But this is not the case. The turnout from previous Russian parliamentary as well as presidential elections is at the same height as in many European countries.
However, Russian students and young people are suspicious about politicians, the political process and even me, when I ask questions about it.
This morning, I met up with some Russian guests at my hostel. Coming from Denmark, my perception is that Putin is the Russian version of Berlusconi, an unsympathetically authoritarian macho suppressing the Russian people and democracy. So it was a bit of a surprise only to hear good words about him.
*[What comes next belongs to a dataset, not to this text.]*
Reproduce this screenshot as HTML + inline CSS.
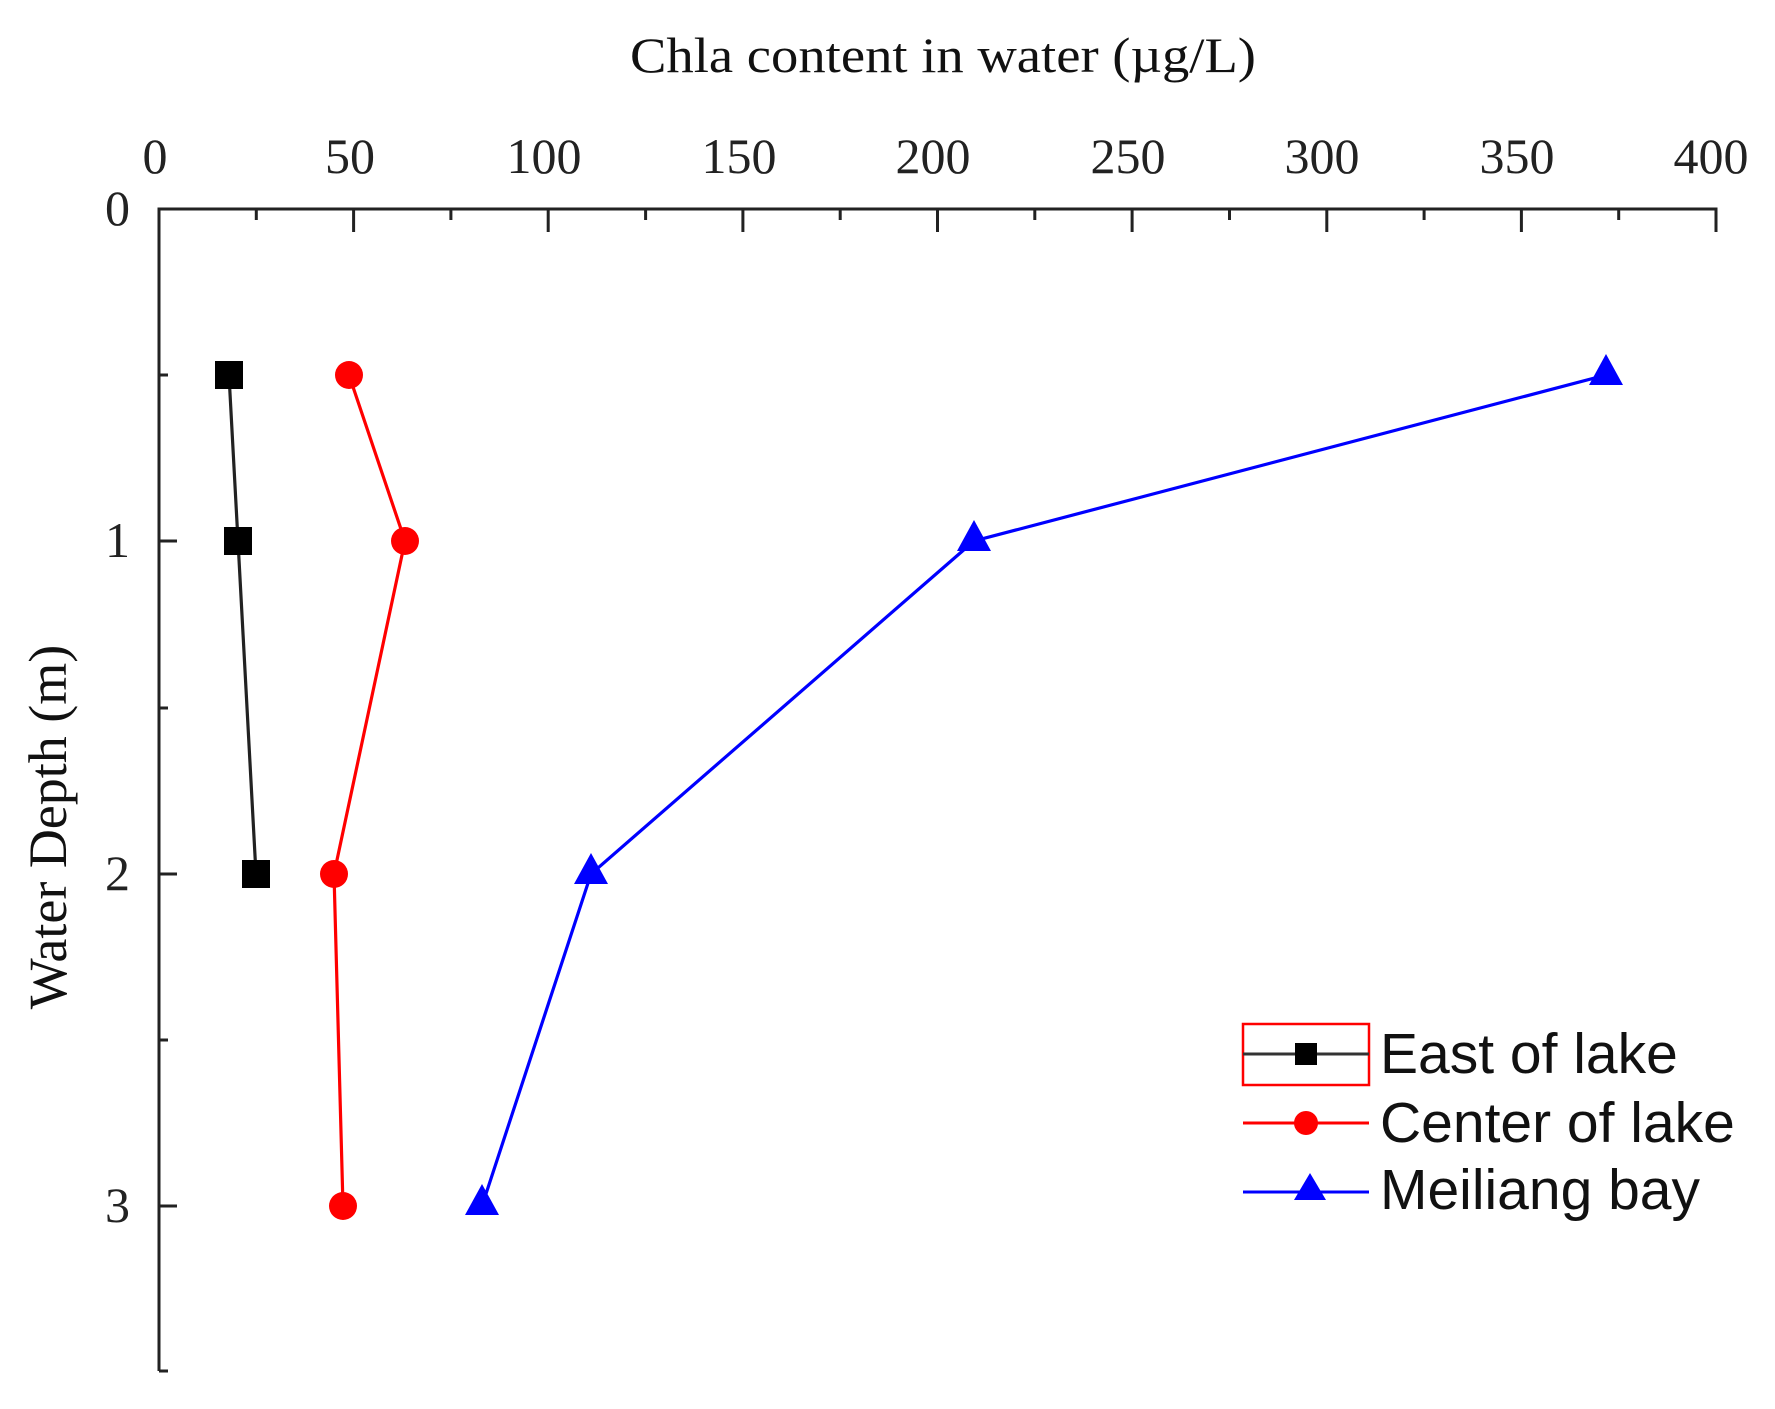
<!DOCTYPE html>
<html><head><meta charset="utf-8"><style>html,body{margin:0;padding:0;background:#fff}</style></head>
<body>
<svg width="1775" height="1404" viewBox="0 0 1775 1404" xmlns="http://www.w3.org/2000/svg">
<rect width="1775" height="1404" fill="#fff"/>
<text x="943" y="72" font-family="Liberation Serif, serif" font-size="50" text-anchor="middle" textLength="626" lengthAdjust="spacingAndGlyphs" fill="#111">Chla content in water (µg/L)</text>
<g font-family="Liberation Serif, serif" font-size="50" fill="#222" text-anchor="middle">
<text x="155" y="173">0</text><text x="350" y="173">50</text><text x="544" y="173">100</text>
<text x="739" y="173">150</text><text x="933" y="173">200</text><text x="1128" y="173">250</text>
<text x="1322" y="173">300</text><text x="1517" y="173">350</text><text x="1711" y="173">400</text>
</g>
<g font-family="Liberation Serif, serif" font-size="50" fill="#222" text-anchor="end">
<text x="130" y="225">0</text><text x="130" y="557">1</text><text x="130" y="890">2</text><text x="130" y="1222">3</text>
</g>
<text transform="translate(66,827) rotate(-90)" font-family="Liberation Serif, serif" font-size="54" text-anchor="middle" fill="#111">Water Depth (m)</text>
<g stroke="#222" stroke-width="3" fill="none">
<path d="M159,1371 V209 H1716 V232"/>
<path d="M159,209v23 M353.6,209v23 M548.2,209v23 M742.9,209v23 M937.5,209v23 M1132.1,209v23 M1326.8,209v23 M1521.4,209v23"/>
<path d="M256.3,209v11 M450.9,209v11 M645.6,209v11 M840.2,209v11 M1034.8,209v11 M1229.5,209v11 M1424.1,209v11 M1618.7,209v11"/>
<path d="M159,541h18 M159,874h18 M159,1206h18 M159,375h9 M159,708h9 M159,1040h9 M159,1371h9"/>
</g>
<polyline points="229,375 238,541 256,874" stroke="#222" stroke-width="3.2" fill="none"/>
<polyline points="349,375 405,541 334,874 343,1206" stroke="#f00" stroke-width="3.2" fill="none"/>
<polyline points="1606,375 974,541 591,874 482,1206" stroke="#00f" stroke-width="3.2" fill="none"/>
<g fill="#000"><rect x="215" y="361" width="28" height="28"/><rect x="224" y="527" width="28" height="28"/><rect x="242" y="860" width="28" height="28"/></g>
<g fill="#f00"><circle cx="349" cy="375" r="14"/><circle cx="405" cy="541" r="14"/><circle cx="334" cy="874" r="14"/><circle cx="343" cy="1206" r="14"/></g>
<g fill="#00f">
<polygon points="1606,354 1589,385 1623,385"/><polygon points="974,520 957,551 991,551"/>
<polygon points="591,853 574,884 608,884"/><polygon points="482,1184 465,1215 499,1215"/>
</g>
<rect x="1243" y="1024" width="126" height="61" fill="none" stroke="#f00" stroke-width="2.5"/>
<line x1="1243" y1="1054" x2="1369" y2="1054" stroke="#333" stroke-width="3"/>
<rect x="1295" y="1043" width="22" height="22" fill="#000"/>
<line x1="1243" y1="1123" x2="1369" y2="1123" stroke="#f00" stroke-width="3"/>
<circle cx="1306" cy="1123" r="12" fill="#f00"/>
<line x1="1243" y1="1192" x2="1369" y2="1192" stroke="#00f" stroke-width="3"/>
<polygon points="1310,1173 1294,1200 1326,1200" fill="#00f"/>
<g font-family="Liberation Sans, sans-serif" font-size="57" fill="#111">
<text x="1380" y="1073">East of lake</text>
<text x="1380" y="1142">Center of lake</text>
<text x="1380" y="1209">Meiliang bay</text>
</g>
</svg>
</body></html>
The door is open to a room with four young men chatting, so why not venture the opportunity, and ask them about their opinion on the upcoming election? Fortunately, one of them is German, studying in St. Petersburg at the moment and he helps out translating to me from the Russian. I ask the three Russian men, all in their mid twenties, and who turn out to be professional soldiers: Are you going to vote on Sunday?
»Yes, of course we are all going to vote since we want to explain our own opinion,« says Sasha, adding that »the main party, Putin’s party United Russia, is definitely representing our point of view.«
One of the other men interrupts Sasha and tells me that he actually finds my question provocative. But the reason for this provocation stays unknown.
Later I talk to my roommate Natalia, 20 years old, and a nurse.
»I like United Russia the most and I am fond of Putin,« she says, adding that her vote for United Russia is the most natural thing to do.
Olga is 25, is the receptionist, and she graduated with a bachelor in literature two years ago. She is not going to vote this time since she comes from a region outside the city, and is not registered as a voter here.
»But next year, at the presidential elections, I am going to vote because I think it is important,« she says,
adding that she likes Putin and his party, and she has always voted for him.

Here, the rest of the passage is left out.